• Aim
Without the pictures, reproduce the records that follow exactly.

— begin Input rows —

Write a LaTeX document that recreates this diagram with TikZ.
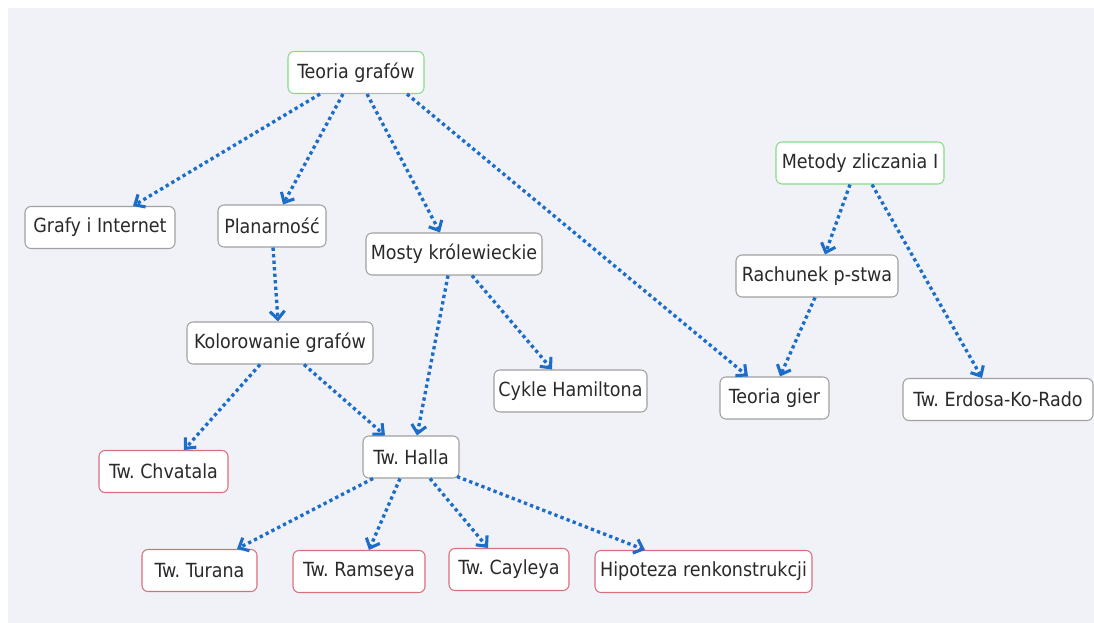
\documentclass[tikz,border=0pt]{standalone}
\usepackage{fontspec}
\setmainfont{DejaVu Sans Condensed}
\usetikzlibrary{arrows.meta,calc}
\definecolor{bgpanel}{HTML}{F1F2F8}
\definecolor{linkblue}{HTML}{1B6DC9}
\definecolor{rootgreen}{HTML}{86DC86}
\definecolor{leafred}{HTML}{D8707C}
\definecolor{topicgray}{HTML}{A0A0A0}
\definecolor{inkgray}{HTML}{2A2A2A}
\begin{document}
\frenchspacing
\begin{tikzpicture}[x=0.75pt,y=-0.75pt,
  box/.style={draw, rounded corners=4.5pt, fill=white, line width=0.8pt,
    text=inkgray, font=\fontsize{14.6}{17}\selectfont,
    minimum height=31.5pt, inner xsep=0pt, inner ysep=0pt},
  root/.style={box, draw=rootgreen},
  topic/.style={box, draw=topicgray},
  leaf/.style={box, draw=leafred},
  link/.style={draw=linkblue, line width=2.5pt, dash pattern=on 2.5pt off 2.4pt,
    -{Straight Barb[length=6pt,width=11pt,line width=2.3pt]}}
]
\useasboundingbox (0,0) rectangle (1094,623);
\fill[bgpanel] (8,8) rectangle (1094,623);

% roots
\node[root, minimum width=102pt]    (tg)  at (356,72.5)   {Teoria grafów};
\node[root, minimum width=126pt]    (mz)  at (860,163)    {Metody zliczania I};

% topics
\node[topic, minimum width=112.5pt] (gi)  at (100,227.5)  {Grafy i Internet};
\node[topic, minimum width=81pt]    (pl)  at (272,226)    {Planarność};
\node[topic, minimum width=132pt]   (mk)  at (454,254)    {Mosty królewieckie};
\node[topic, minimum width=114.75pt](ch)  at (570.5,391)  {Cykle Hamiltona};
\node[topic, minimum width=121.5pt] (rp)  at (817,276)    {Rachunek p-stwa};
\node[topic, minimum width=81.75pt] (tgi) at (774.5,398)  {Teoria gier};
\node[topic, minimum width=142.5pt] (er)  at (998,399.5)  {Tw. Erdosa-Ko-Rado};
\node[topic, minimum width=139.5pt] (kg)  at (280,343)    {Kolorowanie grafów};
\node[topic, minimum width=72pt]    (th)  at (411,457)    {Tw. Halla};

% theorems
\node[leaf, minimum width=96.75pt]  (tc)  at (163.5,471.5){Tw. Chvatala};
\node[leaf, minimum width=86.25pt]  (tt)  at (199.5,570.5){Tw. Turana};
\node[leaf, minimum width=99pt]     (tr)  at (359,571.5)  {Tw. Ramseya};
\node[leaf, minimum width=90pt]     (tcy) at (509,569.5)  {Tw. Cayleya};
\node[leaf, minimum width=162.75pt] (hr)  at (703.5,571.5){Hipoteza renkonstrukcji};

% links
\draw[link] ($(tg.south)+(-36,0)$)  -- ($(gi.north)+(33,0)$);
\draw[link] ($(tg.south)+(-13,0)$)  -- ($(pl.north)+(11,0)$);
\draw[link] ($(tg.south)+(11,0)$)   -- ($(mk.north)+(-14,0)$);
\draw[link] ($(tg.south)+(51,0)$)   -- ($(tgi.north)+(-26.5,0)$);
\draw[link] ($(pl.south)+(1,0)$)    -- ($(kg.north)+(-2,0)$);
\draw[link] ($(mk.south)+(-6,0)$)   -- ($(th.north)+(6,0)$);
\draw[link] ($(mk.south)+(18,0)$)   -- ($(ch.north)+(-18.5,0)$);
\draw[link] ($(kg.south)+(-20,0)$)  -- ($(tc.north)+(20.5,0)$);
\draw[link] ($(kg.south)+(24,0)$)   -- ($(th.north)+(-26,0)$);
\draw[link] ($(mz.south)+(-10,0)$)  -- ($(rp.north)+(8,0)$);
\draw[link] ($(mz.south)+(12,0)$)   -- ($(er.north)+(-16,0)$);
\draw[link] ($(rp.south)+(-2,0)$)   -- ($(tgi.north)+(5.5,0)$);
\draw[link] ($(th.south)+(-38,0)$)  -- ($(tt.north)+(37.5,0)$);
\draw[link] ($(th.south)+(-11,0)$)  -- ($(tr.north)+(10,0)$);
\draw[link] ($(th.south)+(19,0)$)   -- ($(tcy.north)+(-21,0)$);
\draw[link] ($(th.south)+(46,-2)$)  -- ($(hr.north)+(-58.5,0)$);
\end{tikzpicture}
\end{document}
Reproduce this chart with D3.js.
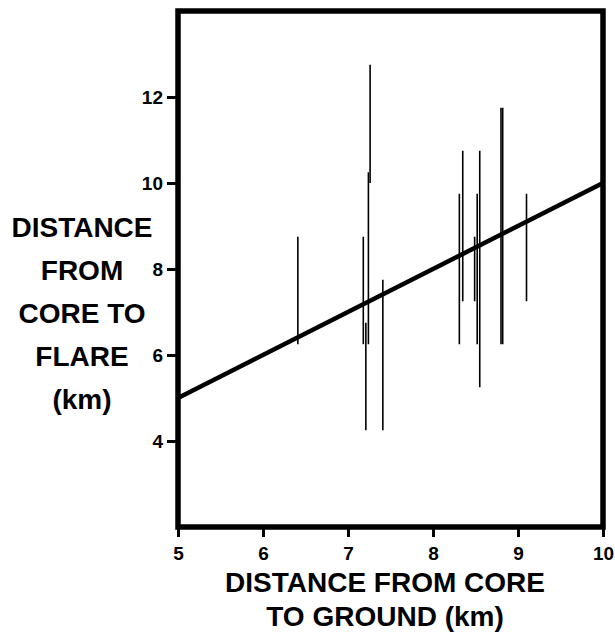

— end Input rows —

• Written reply
Write a LaTeX document that recreates this diagram with TikZ.
\documentclass[tikz,border=0pt]{standalone}
\usepackage{fontspec}
\setmainfont{DejaVu Sans Condensed}
\usetikzlibrary{arrows.meta,calc}
\definecolor{bgpanel}{HTML}{F1F2F8}
\definecolor{linkblue}{HTML}{1B6DC9}
\definecolor{rootgreen}{HTML}{86DC86}
\definecolor{leafred}{HTML}{D8707C}
\definecolor{topicgray}{HTML}{A0A0A0}
\definecolor{inkgray}{HTML}{2A2A2A}
\begin{document}
\frenchspacing
\begin{tikzpicture}[x=0.75pt,y=-0.75pt,
  box/.style={draw, rounded corners=4.5pt, fill=white, line width=0.8pt,
    text=inkgray, font=\fontsize{14.6}{17}\selectfont,
    minimum height=31.5pt, inner xsep=0pt, inner ysep=0pt},
  root/.style={box, draw=rootgreen},
  topic/.style={box, draw=topicgray},
  leaf/.style={box, draw=leafred},
  link/.style={draw=linkblue, line width=2.5pt, dash pattern=on 2.5pt off 2.4pt,
    -{Straight Barb[length=6pt,width=11pt,line width=2.3pt]}}
]
\useasboundingbox (0,0) rectangle (1094,623);
\fill[bgpanel] (8,8) rectangle (1094,623);

% roots
\node[root, minimum width=102pt]    (tg)  at (356,72.5)   {Teoria grafów};
\node[root, minimum width=126pt]    (mz)  at (860,163)    {Metody zliczania I};

% topics
\node[topic, minimum width=112.5pt] (gi)  at (100,227.5)  {Grafy i Internet};
\node[topic, minimum width=81pt]    (pl)  at (272,226)    {Planarność};
\node[topic, minimum width=132pt]   (mk)  at (454,254)    {Mosty królewieckie};
\node[topic, minimum width=114.75pt](ch)  at (570.5,391)  {Cykle Hamiltona};
\node[topic, minimum width=121.5pt] (rp)  at (817,276)    {Rachunek p-stwa};
\node[topic, minimum width=81.75pt] (tgi) at (774.5,398)  {Teoria gier};
\node[topic, minimum width=142.5pt] (er)  at (998,399.5)  {Tw. Erdosa-Ko-Rado};
\node[topic, minimum width=139.5pt] (kg)  at (280,343)    {Kolorowanie grafów};
\node[topic, minimum width=72pt]    (th)  at (411,457)    {Tw. Halla};

% theorems
\node[leaf, minimum width=96.75pt]  (tc)  at (163.5,471.5){Tw. Chvatala};
\node[leaf, minimum width=86.25pt]  (tt)  at (199.5,570.5){Tw. Turana};
\node[leaf, minimum width=99pt]     (tr)  at (359,571.5)  {Tw. Ramseya};
\node[leaf, minimum width=90pt]     (tcy) at (509,569.5)  {Tw. Cayleya};
\node[leaf, minimum width=162.75pt] (hr)  at (703.5,571.5){Hipoteza renkonstrukcji};

% links
\draw[link] ($(tg.south)+(-36,0)$)  -- ($(gi.north)+(33,0)$);
\draw[link] ($(tg.south)+(-13,0)$)  -- ($(pl.north)+(11,0)$);
\draw[link] ($(tg.south)+(11,0)$)   -- ($(mk.north)+(-14,0)$);
\draw[link] ($(tg.south)+(51,0)$)   -- ($(tgi.north)+(-26.5,0)$);
\draw[link] ($(pl.south)+(1,0)$)    -- ($(kg.north)+(-2,0)$);
\draw[link] ($(mk.south)+(-6,0)$)   -- ($(th.north)+(6,0)$);
\draw[link] ($(mk.south)+(18,0)$)   -- ($(ch.north)+(-18.5,0)$);
\draw[link] ($(kg.south)+(-20,0)$)  -- ($(tc.north)+(20.5,0)$);
\draw[link] ($(kg.south)+(24,0)$)   -- ($(th.north)+(-26,0)$);
\draw[link] ($(mz.south)+(-10,0)$)  -- ($(rp.north)+(8,0)$);
\draw[link] ($(mz.south)+(12,0)$)   -- ($(er.north)+(-16,0)$);
\draw[link] ($(rp.south)+(-2,0)$)   -- ($(tgi.north)+(5.5,0)$);
\draw[link] ($(th.south)+(-38,0)$)  -- ($(tt.north)+(37.5,0)$);
\draw[link] ($(th.south)+(-11,0)$)  -- ($(tr.north)+(10,0)$);
\draw[link] ($(th.south)+(19,0)$)   -- ($(tcy.north)+(-21,0)$);
\draw[link] ($(th.south)+(46,-2)$)  -- ($(hr.north)+(-58.5,0)$);
\end{tikzpicture}
\end{document}
Reproduce this chart with D3.js.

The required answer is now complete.